Beijing Warms to Climate Change
Here is the opening of Ambrose Evans-Pritchard’s column for The Telegraph, using the paper’s headline rather than the online title currently shown:
Chinese scientists have published two alarming reports in a matter of weeks. Both conclude that the Himalayan glaciers and the Tibetan permafrost are succumbing to catastrophic climate change, threatening the water systems of the Yellow River, the Yangtze and the Mekong.
The Tibetan plateau is the world’s "third pole", the biggest reservoir of fresh water outside the Arctic and Antarctica. The area is warming at twice the global pace, making it the epicentre of global climate risk.
One report was by the Chinese Academy of Sciences. The other was a 900-page door-stopper from the science ministry, called the “Third National Assessment Report on Climate Change”.

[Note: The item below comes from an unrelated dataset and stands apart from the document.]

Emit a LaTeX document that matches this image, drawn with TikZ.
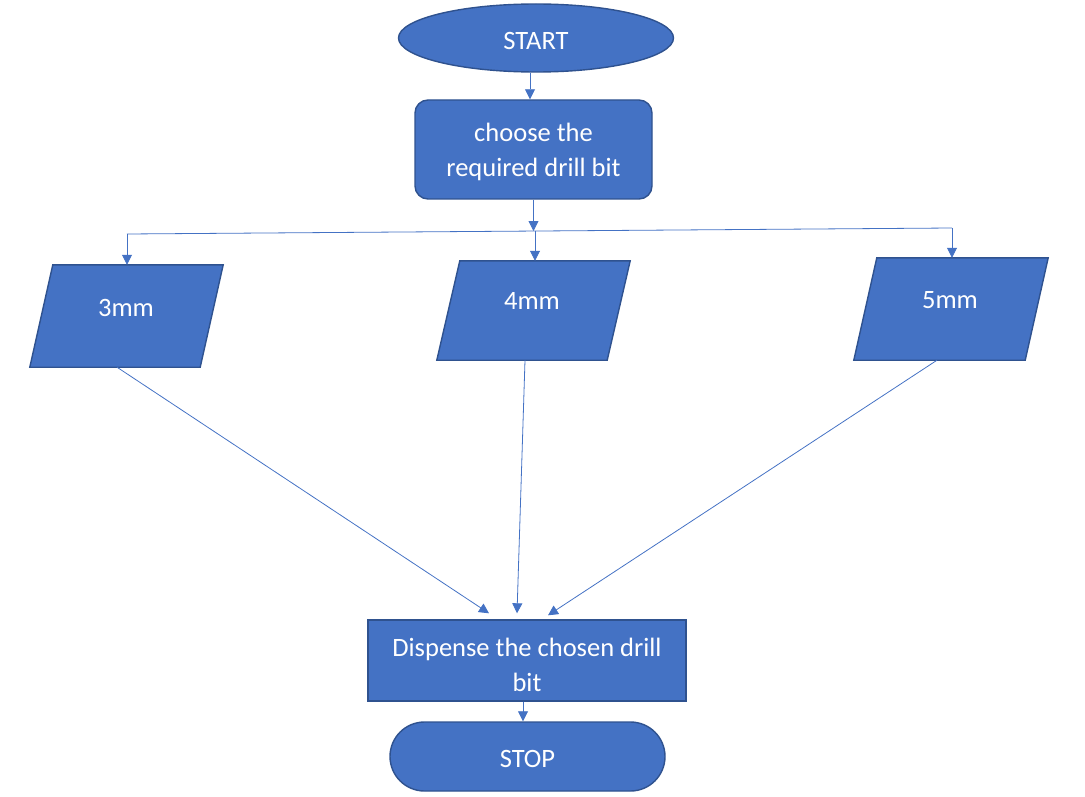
\documentclass[tikz,border=0pt]{standalone}
\usepackage{fontspec}
\setmainfont{Carlito}
\usetikzlibrary{shapes.geometric,shapes.misc,arrows.meta,calc}
\definecolor{fillblue}{HTML}{4472C4}
\definecolor{edgeblue}{HTML}{2F528F}
\newcommand{\lowertext}[2]{\raisebox{-#1}[\height][\depth]{#2}}
\begin{document}
\begin{tikzpicture}[x=1pt,y=-1pt,
  shp/.style={draw=edgeblue,fill=fillblue,line width=1.4pt,text=white,
    font=\fontsize{26.5}{35}\selectfont,inner sep=0pt,align=center},
  paratext/.style={rectangle,text=white,font=\fontsize{26.5}{35}\selectfont,inner sep=0pt},
  paraline/.style={draw=edgeblue,fill=fillblue,line width=1.4pt},
  arr/.style={draw=fillblue,line width=0.8pt,-{Triangle[width=10pt,length=10pt]}},
  ln/.style={draw=fillblue,line width=0.8pt}]
\useasboundingbox (0,0) rectangle (1085,797);
\node[shp,ellipse,minimum width=275,minimum height=68] (start) at (536,38) {\lowertext{3pt}{START}};
\node[shp,rectangle,rounded corners=13pt,minimum width=237,minimum height=99] (choose) at (533.5,149.5) {\lowertext{2.5pt}{\parbox{230pt}{\centering choose the\\required drill bit}}};
% parallelograms: invisible nodes spanning the bounding box, outline drawn from their corners
\node[paratext,minimum width=193,minimum height=102] (p3) at (126.5,316) {};
\node[paratext,minimum width=193,minimum height=99] (p4) at (533.5,310.5) {};
\node[paratext,minimum width=194,minimum height=102] (p5) at (951,309) {};
\foreach \p in {p3,p4,p5}{
  \draw[paraline] ([xshift=23pt]\p.north west) -- (\p.north east)
    -- ([xshift=-23pt]\p.south east) -- (\p.south west) -- cycle;
}
\node[paratext] (t3) at (126,308) {3mm};
\node[paratext] (t4) at (532,301) {4mm};
\node[paratext] (t5) at (950,300) {5mm};
\node[shp,rectangle,minimum width=318,minimum height=81] (disp) at (527,660.5) {\lowertext{4pt}{\parbox{310pt}{\centering Dispense the chosen drill\\bit}}};
\node[shp,rounded rectangle,minimum width=275,minimum height=69] (stop) at (527.5,756.5) {\lowertext{2pt}{STOP}};
\coordinate (bl) at (127,234);
\coordinate (bm) at (535,231);
\coordinate (br) at (952,228);
\draw[arr] ([xshift=-6pt]start.south) -- ([xshift=-3.5pt]choose.north);
\draw[arr] (choose.south) -- (choose.south |- bm);
\draw[ln] (bl) -- (br);
\draw[arr] (bl) -- (bl |- p3.north);
\draw[arr] (bm) -- (bm |- p4.north);
\draw[arr] (br) -- (br |- p5.north);
\draw[arr] ([xshift=-9.5pt]p3.south) -- ([xshift=-38pt,yshift=6pt]disp.north);
\draw[arr] ([xshift=-8.5pt]p4.south) -- ([xshift=-10pt,yshift=6pt]disp.north);
\draw[arr] ([xshift=-14pt]p5.south) -- ([xshift=21pt,yshift=4pt]disp.north);
\draw[arr] ([xshift=-4pt]disp.south) -- ([xshift=-4.5pt]stop.north);
\end{tikzpicture}
\end{document}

The latter is the official line of the Communist Party. It states that China has already warmed by 0.9-1.5 degrees over the past century – higher than the global average - and may warm by a further five degrees by 2100, with effects that would overwhelm the coastal cities of Shanghai, Tianjin and Guangzhou. The message is that China faces a civilizational threat.
Whether or not you accept the hypothesis of man-made global warming is irrelevant. The Chinese Academy and the Politburo do accept it. So does President Xi Jinping, who spent his Cultural Revolution carting coal in the mining region of Shaanxi. This political fact is tectonic for the global fossil industry and the economics of energy.
Until last Saturday, it was an article of faith among Western climate sceptics and some in the fossil industry that China would never sign up to the COP21 accord in Paris or accept the "ratchet" of five-year reviews.
They have since fallen back to a second argument, claiming that the deal is meaningless because China will not sacrifice coal-driven growth to please the West, and without China the accord unravels since it now emits as much CO2 as the US and Europe combined.
This political judgment was perhaps plausible three or four years ago in the dying days of the Hu Jintao era. Today it is clutching at straws.
Here is a PDF of AE-P's Telegraph article.
On a needs must basis, China is belatedly now moving fast to lower its murderous urban air pollution, created by inefficient household uses of coal for cooking and heating, small industries and coal-fired power plants. The same was true of London in the 1960s and also cities in many other developed countries. In London, coal was being phased out in the late ‘60s and ‘70s but it was not uncommon to see it in household fireplaces, particularly in more rural regions of the UK.
China failed to anticipate its urban CO2 problem but it is now catching up rapidly in terms of power generation. This will also boost China’s economy as it becomes an increasingly important global supplier of non-fossil fuels, from wind to solar and nuclear.